| Data |
[start]

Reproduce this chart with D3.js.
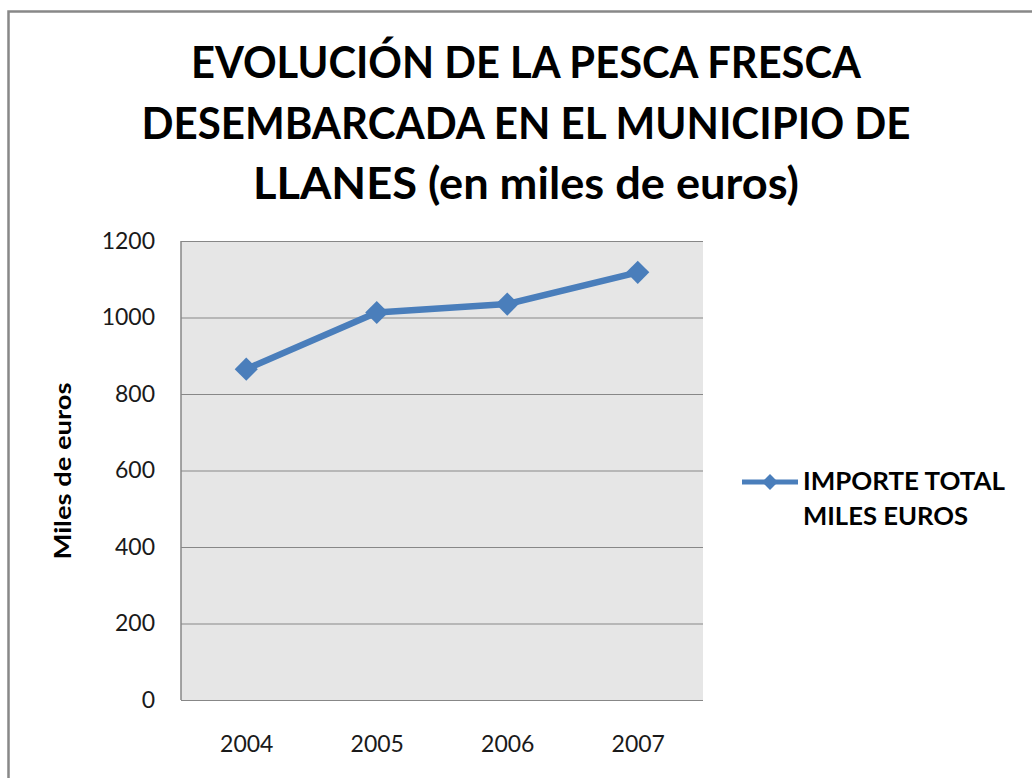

[end]
[start]

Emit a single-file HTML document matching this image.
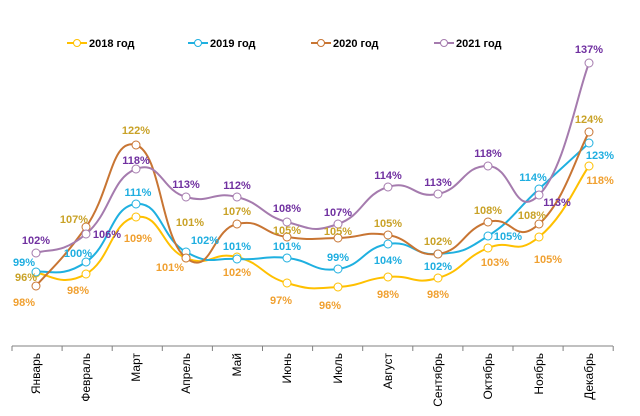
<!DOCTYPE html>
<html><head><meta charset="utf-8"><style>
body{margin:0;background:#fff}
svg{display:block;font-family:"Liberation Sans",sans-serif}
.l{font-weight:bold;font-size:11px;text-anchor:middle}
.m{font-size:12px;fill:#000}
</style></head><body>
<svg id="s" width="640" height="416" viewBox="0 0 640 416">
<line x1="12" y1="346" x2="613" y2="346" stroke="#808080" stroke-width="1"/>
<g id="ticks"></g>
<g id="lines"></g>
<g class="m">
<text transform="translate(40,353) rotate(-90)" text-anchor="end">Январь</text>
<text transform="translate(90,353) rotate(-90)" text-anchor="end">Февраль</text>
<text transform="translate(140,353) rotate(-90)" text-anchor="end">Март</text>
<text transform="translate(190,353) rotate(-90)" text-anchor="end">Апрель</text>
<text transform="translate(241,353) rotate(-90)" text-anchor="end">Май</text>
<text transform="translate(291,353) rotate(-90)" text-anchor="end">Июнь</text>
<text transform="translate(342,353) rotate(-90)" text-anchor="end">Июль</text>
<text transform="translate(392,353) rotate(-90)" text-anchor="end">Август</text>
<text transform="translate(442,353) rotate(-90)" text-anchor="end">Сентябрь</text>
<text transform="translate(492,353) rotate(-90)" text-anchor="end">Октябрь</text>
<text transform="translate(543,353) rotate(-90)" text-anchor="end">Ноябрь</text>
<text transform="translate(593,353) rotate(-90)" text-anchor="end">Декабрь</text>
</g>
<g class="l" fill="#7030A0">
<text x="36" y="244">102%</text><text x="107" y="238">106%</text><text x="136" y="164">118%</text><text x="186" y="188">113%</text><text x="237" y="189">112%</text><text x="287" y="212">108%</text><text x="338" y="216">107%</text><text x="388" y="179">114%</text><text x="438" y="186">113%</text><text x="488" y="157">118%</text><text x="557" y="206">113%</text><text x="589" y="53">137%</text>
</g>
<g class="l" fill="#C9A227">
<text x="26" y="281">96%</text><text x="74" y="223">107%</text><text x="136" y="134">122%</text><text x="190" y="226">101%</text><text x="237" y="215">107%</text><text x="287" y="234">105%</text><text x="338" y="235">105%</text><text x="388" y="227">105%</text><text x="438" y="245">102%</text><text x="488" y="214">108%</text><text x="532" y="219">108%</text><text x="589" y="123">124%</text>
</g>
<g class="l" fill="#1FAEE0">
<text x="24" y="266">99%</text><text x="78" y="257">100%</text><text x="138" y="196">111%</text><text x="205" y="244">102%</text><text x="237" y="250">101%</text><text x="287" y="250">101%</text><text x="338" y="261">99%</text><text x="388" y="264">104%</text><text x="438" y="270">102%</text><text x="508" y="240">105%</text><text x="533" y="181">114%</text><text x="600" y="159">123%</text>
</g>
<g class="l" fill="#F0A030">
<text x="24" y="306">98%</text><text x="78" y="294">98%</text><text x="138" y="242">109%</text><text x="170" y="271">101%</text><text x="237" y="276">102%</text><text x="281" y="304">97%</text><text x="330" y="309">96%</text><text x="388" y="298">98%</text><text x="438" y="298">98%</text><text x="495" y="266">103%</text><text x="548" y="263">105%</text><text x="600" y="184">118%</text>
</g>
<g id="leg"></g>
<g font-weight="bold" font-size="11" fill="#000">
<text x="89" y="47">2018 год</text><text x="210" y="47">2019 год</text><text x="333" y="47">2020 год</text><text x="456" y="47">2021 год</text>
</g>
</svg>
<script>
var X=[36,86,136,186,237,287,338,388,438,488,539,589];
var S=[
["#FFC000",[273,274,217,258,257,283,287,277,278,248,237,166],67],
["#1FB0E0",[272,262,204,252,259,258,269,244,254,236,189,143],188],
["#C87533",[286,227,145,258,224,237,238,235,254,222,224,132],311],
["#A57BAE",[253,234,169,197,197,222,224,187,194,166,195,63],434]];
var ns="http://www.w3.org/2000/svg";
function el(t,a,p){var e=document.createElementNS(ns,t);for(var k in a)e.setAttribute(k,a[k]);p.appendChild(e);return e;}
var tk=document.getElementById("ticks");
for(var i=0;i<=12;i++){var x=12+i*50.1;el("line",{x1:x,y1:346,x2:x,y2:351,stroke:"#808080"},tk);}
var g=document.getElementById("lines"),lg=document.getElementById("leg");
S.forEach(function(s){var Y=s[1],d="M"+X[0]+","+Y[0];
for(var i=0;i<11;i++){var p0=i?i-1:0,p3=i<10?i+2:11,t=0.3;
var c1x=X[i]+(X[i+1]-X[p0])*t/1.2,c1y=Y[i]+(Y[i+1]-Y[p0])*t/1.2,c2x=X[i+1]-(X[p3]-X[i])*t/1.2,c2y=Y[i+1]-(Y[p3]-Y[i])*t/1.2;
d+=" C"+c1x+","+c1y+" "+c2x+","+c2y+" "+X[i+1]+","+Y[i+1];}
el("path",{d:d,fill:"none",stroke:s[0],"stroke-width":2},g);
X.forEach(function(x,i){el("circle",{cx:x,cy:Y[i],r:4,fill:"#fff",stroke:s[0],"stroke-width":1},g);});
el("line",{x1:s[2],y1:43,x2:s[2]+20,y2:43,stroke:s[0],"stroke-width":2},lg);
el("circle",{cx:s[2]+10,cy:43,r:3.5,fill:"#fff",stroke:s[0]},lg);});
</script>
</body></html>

[end]

| Task details |
Reply with only the number of lines in the entries that contain the word "this".

| Response |
2